Here's a rewrite of an original post I thought worthy of re-posting since it aptly demonstrates …
Questioning An Unhappy Thought
second posting, July 22, 2009 – original posting, May 8, 2009
Here's a sample of my use of The Work ( www.thework.com ) in dealing with the troubling thought:
Belief: “I am a failure because I don't market my business well.”
“I am a failure at marketing my business, is it true?”
“Yes, I think it’s true.”
I wrote down all of my evidence to support that thought.
I don’t do the things I know will promote my business, like attend networking functions, writing promotions or offering “special deals,” etc.
I prefer to wait until clients find me, rather than solicit them through advertising or asking for referrals.
I don’t spend enough time doing things that will promote my work.
I forget to mention my business when opportunities to promote arise.
Then I asked myself the following questions and answered them:
“Do I absolutely know that I am a failure who does not market my business successfully?”
“I’m not quite as convinced as before I started investigating my thoughts.”
“When I believe the thought, “I am a failure at marketing…” how do I think, feel, and react to the world?”
“I think of myself as a failure and feel inadequate, frustrated & disappointed in myself.
I think thoughts like, “I might as well give up because I am too lazy to do what is needed to build a thriving business. (feel guilt) I must be unmotivated to succeed at business.” And then I feel overwhelmed, tired, and stagnant.”
I react by avoiding thinking about marketing because it’s too depressing to feel the way I do about me when I think the thoughts I associate with it. I treat myself poorly because I feel I am not doing my best. I see myself as a failure and expect not to do well. I work longer hours and give myself no breaks doing all kinds of “other” stuff to justify why I don’t “promote” my work.
What would be different without the thought, “I am a failure …”
I would relax and be more at ease about marketing – whether I was doing it or not! Marketing might actually begin to happen naturally when I talk to people because I would be feeling the passion for what I do rather than the guilt of “not doing it right. I would treat myself better, trusting that the way I share my business is exactly the right way for me!” I would feel more trust in the reality of how my business is, rather than be caught up in some idea of the way it “should” be.”
What’s the opposite of “I am a failure at marketing my business?”
“I am a success at marketing my business, because”:
my client load is sufficient so I must be doing something right!
I am able to encourage in others a desire to refer their friends & family to me.
I practice what I teach and so others are attracted to my message.
I know how to share my experiences openly so that others can relate to me which encourages them to come back.

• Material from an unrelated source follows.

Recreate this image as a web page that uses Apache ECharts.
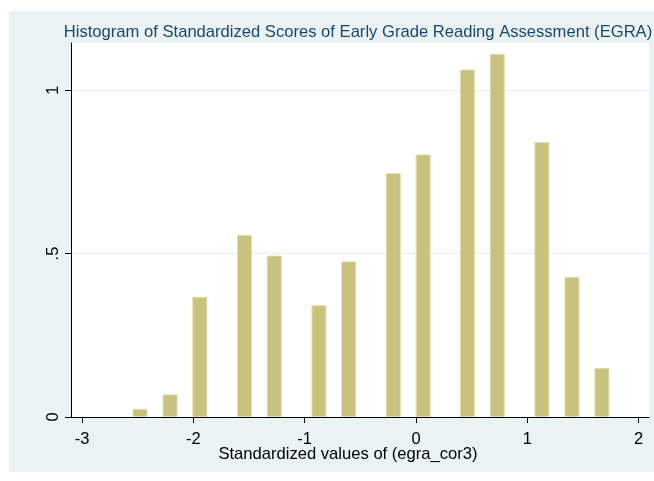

I use the most effective marketing tools based on the law of attraction – so that rather than “self” promote – I am able to “Source” promote!
I study & use my life & my body as an experiment for the work every day and there’s no better way to market than THAT!
Another turn around:
“I am successful because I don’t market my business.”
I successfully don’t market my business, because I don't WANT to market my business! Wow, that thought struck a chord right away! Could I be purposely avoiding more work? Could it be that I don’t want to work THAT hard? “Oh yes, I can see that possibility!”
I began to work with why that idea might be a possibility:
Because “marketing” in the typical way does not appeal to me. If feels foreign and false.
Perhaps it simply isn't the right time to market!
Perhaps I follow an inner prompting that holds me back from traditional marketing because it's not a “right fit” for my relationship with Reality.
Perhaps there are other things more important, like staying in alignment with Reality/Source.
Perhaps I am being nudged towards a more “balanced” life and in following those inner nudges I spend less energy trying to “produce” more business and more time relaxing into letting Source move my life!
Might any of these stories be just as true as the one that says, “I am a failure …?”
After investigating this belief, I found myself better able to accept the pace at which my business was unfolding. I began to find peace with it and as a result, a marketing plan that has felt appropriate, a “right fit” for my business has unfolded.
The slower unfolding of my business has allowed me to come into an integrity with the way my business is promoted so that the way I “market” is congruent with what I share with others. By recognizing thoughts that promote trust in the way things are, rather than believing thoughts that bring resistance, I have felt more at ease and in alignment with Reality/Source.